What is the best way to find the differences between 2 Polars dataframes?
The frame_equal
method tells me if there is a difference, I want to find where is the difference.
Example:
import polars as pl
df1 = pl.DataFrame([
{'id': 1,'col1': ['a',None],'col2': ['x']},
{'id': 2,'col1': ['b'],'col2': ['y', None]},
{'id': 3,'col1': [None],'col2': ['z']}]
)
┌─────┬─────────────┬─────────────┐
│ id ┆ col1 ┆ col2 │
│ --- ┆ --- ┆ --- │
│ i64 ┆ list[str] ┆ list[str] │
╞═════╪═════════════╪═════════════╡
│ 1 ┆ ["a", null] ┆ ["x"] │
│ 2 ┆ ["b"] ┆ ["y", null] │
│ 3 ┆ [null] ┆ ["z"] │
└─────┴─────────────┴─────────────┘
df2 = pl.DataFrame([
{'id': 1,'col1': ['a'],'col2': ['x']},
{'id': 2,'col1': ['b', None],'col2': ['y', None]},
{'id': 3,'col1': [None],'col2': ['z']}]
)
┌─────┬─────────────┬─────────────┐
│ id ┆ col1 ┆ col2 │
│ --- ┆ --- ┆ --- │
│ i64 ┆ list[str] ┆ list[str] │
╞═════╪═════════════╪═════════════╡
│ 1 ┆ ["a"] ┆ ["x"] │
│ 2 ┆ ["b", null] ┆ ["y", null] │
│ 3 ┆ [null] ┆ ["z"] │
└─────┴─────────────┴─────────────┘
The difference in the example is for id = 1 and id = 2.

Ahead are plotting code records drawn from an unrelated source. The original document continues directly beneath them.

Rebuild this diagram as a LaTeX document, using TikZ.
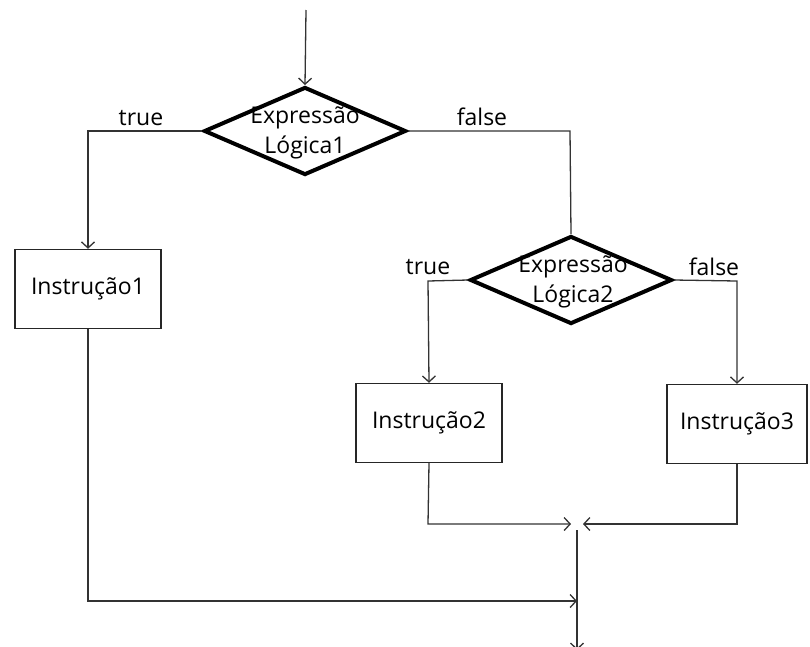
\documentclass[tikz,border=0pt]{standalone}
\usepackage{fontspec}
\setmainfont{Open Sans}
\usetikzlibrary{shapes.geometric,arrows.meta}
\begin{document}
\begin{tikzpicture}[x=1pt,y=-1pt,
  txt/.style={font=\fontsize{23}{30}\selectfont,align=center,inner sep=0pt},
  dec/.style={draw=black,shape=diamond,line width=4pt,inner sep=0pt,minimum width=202pt,minimum height=88pt,fill=none},
  box/.style={draw=black!85,line width=1.4pt,minimum width=146pt,minimum height=79pt,inner sep=0pt,font=\fontsize{23}{30}\selectfont},
  conn/.style={draw=black!80,line width=1.3pt},
  arr/.style={conn,-{Straight Barb[length=6pt,width=13pt,line width=1.3pt]}},
  lbl/.style={font=\fontsize{23}{26}\selectfont,inner sep=0pt}]
\useasboundingbox (0,0) rectangle (810,646);
% decisions
\node[dec] (d1) at (305,131) {};
\node[txt] (t1) at (305,133) {Expressão\\Lógica1};
\node[dec] (d2) at (571,280) {};
\node[txt] (t2) at (573,282) {Expressão\\Lógica2};
% boxes
\node[box] (b1) at (88,289) {Instrução1};
\node[box] (b2) at (429,423) {Instrução2};
\node[box,minimum width=140pt] (b3) at (737,424) {Instrução3};
% helper coordinates
\coordinate (start) at (306,10);
\coordinate (c1) at (88,131);
\coordinate (c2) at (570,131);
\coordinate (c3) at (428,281);
\coordinate (c4) at (737,281);
\coordinate (c5) at (88,601);
\coordinate (m1) at (577,601);
\coordinate (c6) at (428,524);
\coordinate (c7) at (737,524);
\coordinate (m2) at (571,524);
\coordinate (m3) at (583,524);
\coordinate (mtop) at (577,530);
\coordinate (mend) at (577,650);
% connectors
\draw[arr] (start) -- (d1.north);
\draw[arr] (d1.west) -- (c1) -- (b1.north);
\draw[conn] (d1.east) -- (c2) -- (d2.north);
\draw[arr] (d2.west) -- (c3) -- (b2.north);
\draw[arr] (d2.east) -- (c4) -- (b3.north);
\draw[arr] (b1.south) -- (c5) -- (m1);
\draw[arr] (b2.south) -- (c6) -- (m2);
\draw[arr] (b3.south) -- (c7) -- (m3);
\draw[arr] (mtop) -- (mend);
% labels
\node[lbl] (l1) at (141,118) {true};
\node[lbl] (l2) at (482,117) {false};
\node[lbl] (l3) at (428,267) {true};
\node[lbl] (l4) at (714,267) {false};
\end{tikzpicture}
\end{document}
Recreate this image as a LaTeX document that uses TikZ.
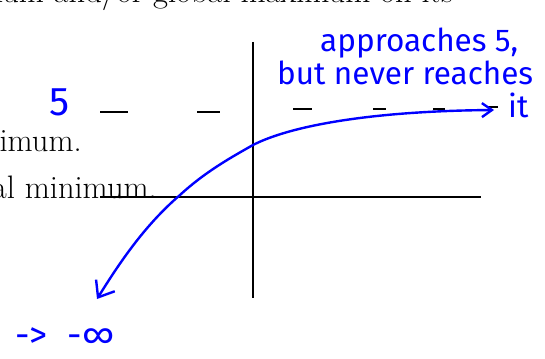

I can join the dataframes:
df1.join(df2, on='id', suffix='_df2')
┌─────┬─────────────┬─────────────┬─────────────┬─────────────┐
│ id ┆ col1 ┆ col2 ┆ col1_df2 ┆ col2_df2 │
│ --- ┆ --- ┆ --- ┆ --- ┆ --- │
│ i64 ┆ list[str] ┆ list[str] ┆ list[str] ┆ list[str] │
╞═════╪═════════════╪═════════════╪═════════════╪═════════════╡
│ 1 ┆ ["a", null] ┆ ["x"] ┆ ["a"] ┆ ["x"] │
│ 2 ┆ ["b"] ┆ ["y", null] ┆ ["b", null] ┆ ["y", null] │
│ 3 ┆ [null] ┆ ["z"] ┆ [null] ┆ ["z"] │
└─────┴─────────────┴─────────────┴─────────────┴─────────────┘
Expected result
I would like to either:
- add a boolean columns that shows True in the rows with a difference
- filter and only display rows with a difference.
The example has only 2 columns, but there are more columns in the dataframe.